Epstein was convicted in 2008 of procuring a child for prostitution. He later died by suicide in 2019 at a Manhattan correctional facility, where he was being held on federal sex-trafficking charges.
Epstein owned a small island in the Virgin Islands. Despite Cecile de Jongh’s public role and official duties, she managed Epstein’s Virgin Island-based companies from 2007 to 2015, earning $200,000 in 2007 alone, the court document claimed. Epstein also paid the children’s tuition, according to the document.
The financial institution alleged that she helped Epstein obtain student visas for three of his victims and helped enroll them in a “tailor-made class” at the University of the Virgin Islands. The class was created to “provide cover for their presence in the territory — the same year Epstein donated $20,000 to the university through one of his companies,” according to the court filing.
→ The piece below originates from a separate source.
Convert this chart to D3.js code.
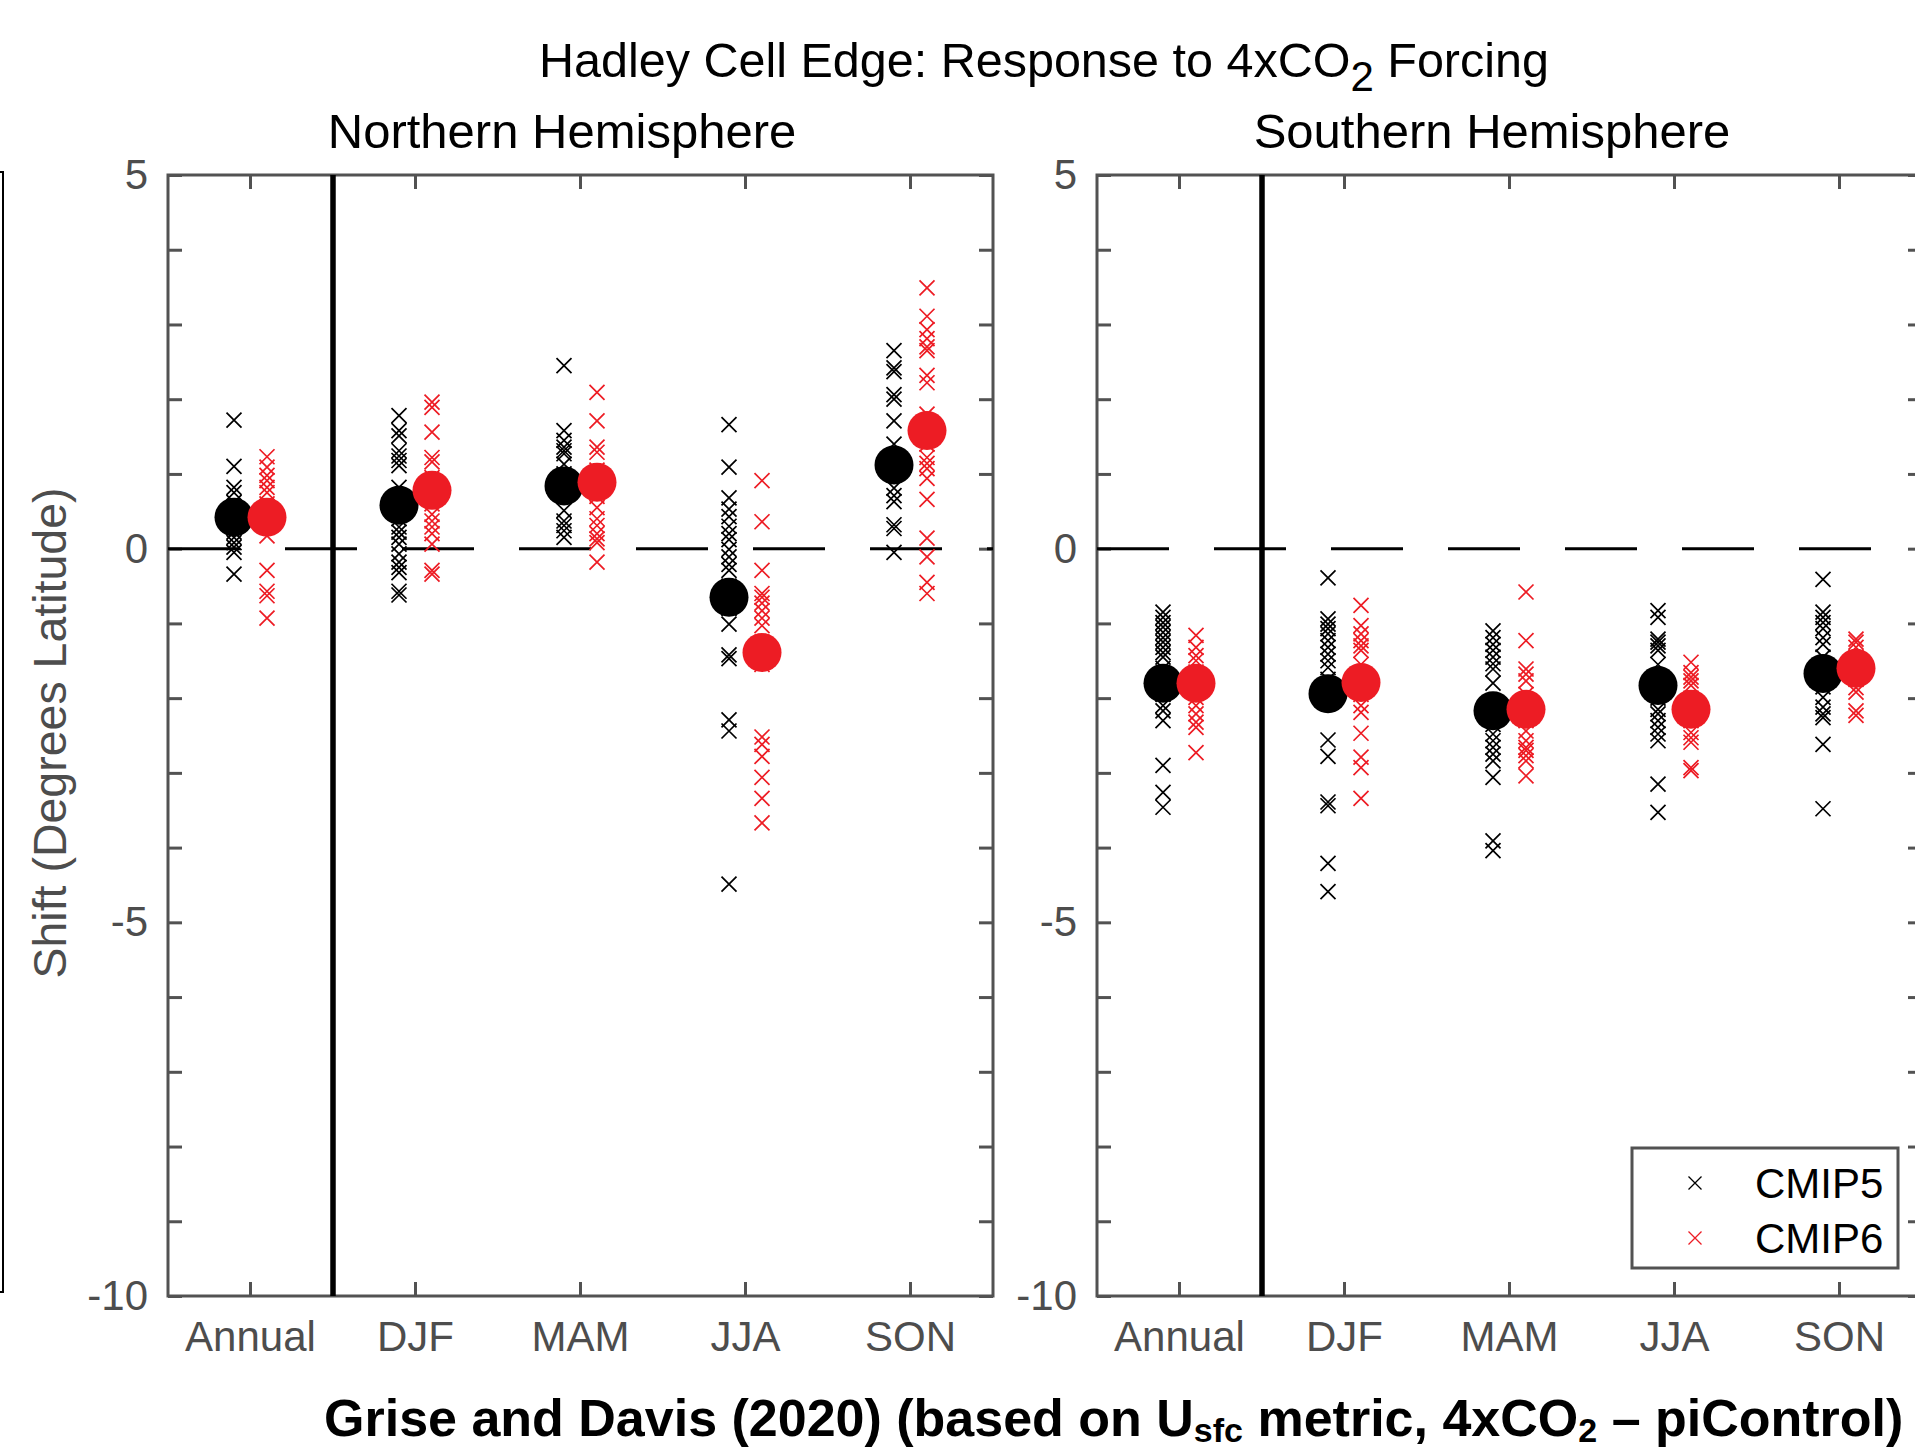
<!DOCTYPE html>
<html>
<head>
<meta charset="utf-8">
<script src="https://cdn.jsdelivr.net/npm/d3@7"></script>
<style>
  body { margin: 0; background: #fff; }
  svg { display: block; font-family: "Liberation Sans", Arial, Helvetica, sans-serif; }
</style>
</head>
<body>
<svg id="chart" width="1915" height="1448"></svg>
<script>
const seasons = ["Annual", "DJF", "MAM", "JJA", "SON"];
const yTicks = [-10, -9, -8, -7, -6, -5, -4, -3, -2, -1, 0, 1, 2, 3, 4, 5];
const yTickLabels = [5, 0, -5, -10];

// individual model shifts, one list per season
const nhCmip5 = [
  [1.72, 1.10, 0.82, 0.75, 0.62, 0.50, 0.40, 0.30, 0.22, 0.15, 0.08, 0.02, -0.05, -0.34],
  [1.78, 1.58, 1.51, 1.31, 1.24, 1.18, 1.11, 0.82, 0.70, 0.55, 0.40, 0.29, 0.22, 0.15, 0.06, -0.07, -0.18, -0.25, -0.32, -0.57, -0.62],
  [2.45, 1.58, 1.45, 1.36, 1.31, 1.27, 1.13, 1.00, 0.84, 0.70, 0.51, 0.37, 0.31, 0.24, 0.15],
  [1.66, 1.09, 0.68, 0.53, 0.43, 0.30, 0.20, 0.12, -0.01, -0.11, -0.21, -0.29, -0.50, -0.80, -1.01, -1.42, -1.47, -2.29, -2.44, -4.49],
  [2.65, 2.42, 2.37, 2.06, 2.00, 1.71, 1.40, 1.25, 1.00, 0.81, 0.71, 0.63, 0.32, 0.27, -0.05]
];
const nhCmip6 = [
  [1.23, 1.09, 0.98, 0.91, 0.82, 0.75, 0.60, 0.42, 0.30, 0.17, -0.29, -0.57, -0.63, -0.93],
  [1.96, 1.89, 1.56, 1.22, 1.16, 0.95, 0.78, 0.60, 0.46, 0.37, 0.29, 0.20, 0.06, -0.29, -0.34],
  [2.09, 1.71, 1.36, 1.29, 1.05, 0.89, 0.70, 0.55, 0.40, 0.31, 0.20, 0.13, 0.08, -0.18],
  [0.91, 0.36, -0.29, -0.60, -0.65, -0.73, -0.83, -0.93, -1.03, -1.25, -1.55, -2.52, -2.62, -2.78, -3.06, -3.34, -3.67],
  [3.49, 3.11, 2.93, 2.81, 2.70, 2.65, 2.32, 2.22, 1.80, 1.40, 1.22, 1.14, 1.07, 0.94, 0.66, 0.14, -0.11, -0.45, -0.60]
];
const shCmip5 = [
  [-0.85, -0.92, -0.99, -1.05, -1.12, -1.19, -1.25, -1.32, -1.39, -1.45, -1.60, -1.80, -1.95, -2.10, -2.17, -2.30, -2.90, -3.26, -3.46],
  [-0.39, -0.94, -1.01, -1.07, -1.14, -1.23, -1.32, -1.41, -1.50, -1.59, -1.75, -1.94, -2.56, -2.78, -3.39, -3.44, -4.21, -4.59],
  [-1.10, -1.19, -1.28, -1.36, -1.45, -1.54, -1.61, -1.80, -2.17, -2.35, -2.48, -2.57, -2.66, -2.75, -2.84, -3.06, -3.91, -4.04],
  [-0.83, -0.92, -1.21, -1.25, -1.30, -1.36, -1.55, -1.83, -2.00, -2.15, -2.21, -2.30, -2.39, -2.48, -2.57, -3.15, -3.53],
  [-0.41, -0.85, -0.92, -0.99, -1.07, -1.19, -1.28, -1.45, -1.67, -1.85, -1.99, -2.12, -2.21, -2.26, -2.62, -3.48]
];
const shCmip6 = [
  [-1.16, -1.32, -1.43, -1.50, -1.65, -1.80, -1.99, -2.10, -2.21, -2.32, -2.39, -2.73],
  [-0.76, -1.03, -1.14, -1.23, -1.30, -1.36, -1.55, -1.79, -1.95, -2.10, -2.19, -2.47, -2.79, -2.93, -3.34],
  [-0.58, -1.23, -1.61, -1.68, -1.77, -1.95, -2.15, -2.30, -2.44, -2.57, -2.66, -2.70, -2.77, -2.84, -3.04],
  [-1.52, -1.66, -1.72, -1.77, -1.83, -2.00, -2.15, -2.30, -2.46, -2.53, -2.59, -2.93, -2.97],
  [-1.21, -1.25, -1.32, -1.45, -1.60, -1.75, -1.86, -1.92, -2.17, -2.23]
];

// multi-model means (big dots)
const nhMean5 = [0.42, 0.58, 0.84, -0.65, 1.12];
const nhMean6 = [0.42, 0.78, 0.89, -1.39, 1.58];
const shMean5 = [-1.80, -1.94, -2.17, -1.83, -1.67];
const shMean6 = [-1.80, -1.79, -2.15, -2.15, -1.60];

const RED = "#ed1c24";
const AXIS = "#525252";
const svg = d3.select("#chart");

const yTop = 175, yBottom = 1296;
const y = d3.scaleLinear().domain([-10, 5]).range([yBottom, yTop]);

const panels = [
  { x0: 168, x1: 993, title: "Northern Hemisphere", titleX: 562, c5: nhCmip5, c6: nhCmip6, m5: nhMean5, m6: nhMean6 },
  { x0: 1097, x1: 1922, title: "Southern Hemisphere", titleX: 1492, c5: shCmip5, c6: shCmip6, m5: shMean5, m6: shMean6 }
];

// bit of the neighbouring panel frame cut off at left edge
svg.append("rect").attr("x", -200).attr("y", 172).attr("width", 203).attr("height", 1120)
  .attr("fill", "none").attr("stroke", "#000").attr("stroke-width", 2);

function cross(g, cx, cy, h, color, sw) {
  g.append("path")
    .attr("d", `M${cx - h},${cy - h}L${cx + h},${cy + h}M${cx - h},${cy + h}L${cx + h},${cy - h}`)
    .attr("stroke", color).attr("stroke-width", sw).attr("fill", "none");
}

panels.forEach((p, pi) => {
  const x = d3.scaleBand().domain(seasons).range([p.x0, p.x1]);
  const bw = x.bandwidth();
  const cx = s => x(s) + bw / 2;
  const g = svg.append("g");

  // axes: inward ticks on all four sides
  g.append("g").attr("transform", `translate(${p.x0},0)`)
    .call(d3.axisLeft(y).tickValues(yTicks).tickSizeInner(-14).tickSizeOuter(0).tickPadding(20)
      .tickFormat(d => yTickLabels.includes(d) ? d : ""));
  g.append("g").attr("transform", `translate(${p.x1},0)`)
    .call(d3.axisRight(y).tickValues(yTicks).tickSizeInner(-14).tickSizeOuter(0).tickFormat(""));
  g.append("g").attr("transform", `translate(0,${yBottom})`)
    .call(d3.axisBottom(x).tickSizeInner(-14).tickSizeOuter(0).tickPadding(25));
  g.append("g").attr("transform", `translate(0,${yTop})`)
    .call(d3.axisTop(x).tickSizeInner(-14).tickSizeOuter(0).tickFormat(""));
  g.selectAll(".domain").remove();
  g.selectAll(".tick line").attr("stroke", AXIS).attr("stroke-width", 3);
  g.selectAll(".tick text").attr("fill", "#4d4d4d").attr("font-size", 42)
    .attr("font-family", "'Liberation Sans', Arial, Helvetica, sans-serif");

  g.append("rect").attr("x", p.x0).attr("y", yTop).attr("width", p.x1 - p.x0).attr("height", yBottom - yTop)
    .attr("fill", "none").attr("stroke", AXIS).attr("stroke-width", 3);

  // zero line and annual/seasonal separator
  g.append("line").attr("x1", p.x0).attr("x2", p.x1).attr("y1", y(0)).attr("y2", y(0))
    .attr("stroke", "#000").attr("stroke-width", 3).attr("stroke-dasharray", "72 45");
  g.append("line").attr("x1", x(seasons[1])).attr("x2", x(seasons[1])).attr("y1", yTop).attr("y2", yBottom)
    .attr("stroke", "#000").attr("stroke-width", 5.5);

  const off = bw * 0.1;
  seasons.forEach((s, i) => {
    p.c5[i].forEach(v => cross(g, cx(s) - off, y(v), 7.5, "#000", 1.7));
    p.c6[i].forEach(v => cross(g, cx(s) + off, y(v), 7.5, RED, 1.7));
  });
  seasons.forEach((s, i) => {
    g.append("circle").attr("cx", cx(s) - off).attr("cy", y(p.m5[i])).attr("r", 19.5).attr("fill", "#000");
    g.append("circle").attr("cx", cx(s) + off).attr("cy", y(p.m6[i])).attr("r", 19.5).attr("fill", RED);
  });

  svg.append("text").attr("x", p.titleX).attr("y", 148).attr("text-anchor", "middle")
    .attr("font-size", 49).attr("fill", "#000").text(p.title);
});

// main title
const t = svg.append("text").attr("x", 1044).attr("y", 77).attr("text-anchor", "middle")
  .attr("font-size", 48.5).attr("fill", "#000");
t.append("tspan").text("Hadley Cell Edge: Response to 4xCO");
t.append("tspan").attr("font-size", 42).attr("dy", 14).text("2");
t.append("tspan").attr("dy", -14).text(" Forcing");

// y label
svg.append("text").attr("transform", "translate(50,733) rotate(-90)").attr("text-anchor", "middle")
  .attr("dy", "0.35em").attr("font-size", 46.5).attr("fill", "#4d4d4d").text("Shift (Degrees Latitude)");

// legend
const lg = svg.append("g");
lg.append("rect").attr("x", 1632).attr("y", 1148).attr("width", 266).attr("height", 120)
  .attr("fill", "#fff").attr("stroke", AXIS).attr("stroke-width", 3);
[["CMIP5", "#000", 1183], ["CMIP6", RED, 1238]].forEach(([name, col, ly]) => {
  cross(lg, 1695, ly, 6.5, col, 1.3);
  lg.append("text").attr("x", 1755).attr("y", ly).attr("dy", "0.36em")
    .attr("font-size", 42).attr("fill", "#000").text(name);
});

// source note
const n = svg.append("text").attr("x", 324).attr("y", 1436).attr("font-size", 52)
  .attr("font-weight", "bold").attr("fill", "#000");
n.append("tspan").text("Grise and Davis (2020) (based on U");
n.append("tspan").attr("font-size", 34).attr("dy", 6).text("sfc");
n.append("tspan").attr("dy", -6).text(" metric, 4xCO");
n.append("tspan").attr("font-size", 34).attr("dy", 6).text("2");
n.append("tspan").attr("dy", -6).text(" \u2013 piControl)");
</script>
</body>
</html>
Victims had to demonstrate their ability to pay for the hour through a letter, and “perhaps aware of the risk of having a registered sex offender sign the letter,” Cecile de Jongh suggested that someone else sign the letters, the filings state.
Some of the young women Epstein brought to the island also needed work, including a woman seeking a dental license, the court document said. Cecile de Jongh contacted several government officials about dental licensing rules and regulations, and “in the end, First Lady de Jongh was successful.”
“The young woman eventually established a local dental practice in the USVI and shared an office with Epstein’s companies,” the bank alleged.
Epstein often met with management at the Virgin Islands Port Authority, which operated the airport on St. Thomas through which the victims used to arrive in the islands. Epstein also leased hangar space at the airport.
According to the court document, Cecile de Jongh asked Epstein – on her husband’s behalf – “if we would support” a local lawmaker’s bid to return to a position with the Port Authority, adding that the lawmaker would be “a good person for us” there.
“Based on his government connections, when he traveled through the USVI airport with young women as a registered sex offender, Epstein could rely on his ‘good relationship’ with the officials there to avoid scrutiny or detection,” the court document said.
In 2011, the islands’ legislature passed a bill that would update sex offender monitoring laws. At the time, according to the filing, Cecile de Jongh emailed Epstein draft language for the proposed bill, writing “this is the proposed language; will it work for you?”
Epstein objected to several provisions, including one that would have required him, as an ex-offender, to report short trips outside US territory, such as to the nearby British Virgin Islands. He suggested a change: “We should add overseas for more than 7 days, otherwise I couldn’t go on a last-minute day trip to Tortola.”
The bank claimed that Epstein was “disappointed with the final form of the bill”, but Cecile de Jongh told him that “all is not lost and we will find something by coming up with a plan to get around these obstacles.”
“In sum, in exchange for Epstein’s money and gifts, the USVI made life easy for him. The government mitigated any burdens from his status as a sex offender,” the court document said.
JPMorgan Chase CEO Jamie Dimon is scheduled to be deposed in the Virgin Islands lawsuit and another filed by a Jane Doe against the bank over its alleged Epstein ties.
A JPMorgan spokesman told NBC News last week: “Jamie Dimon never met Epstein, never communicated with him, never emailed with him and never played a role in any dealings with him.”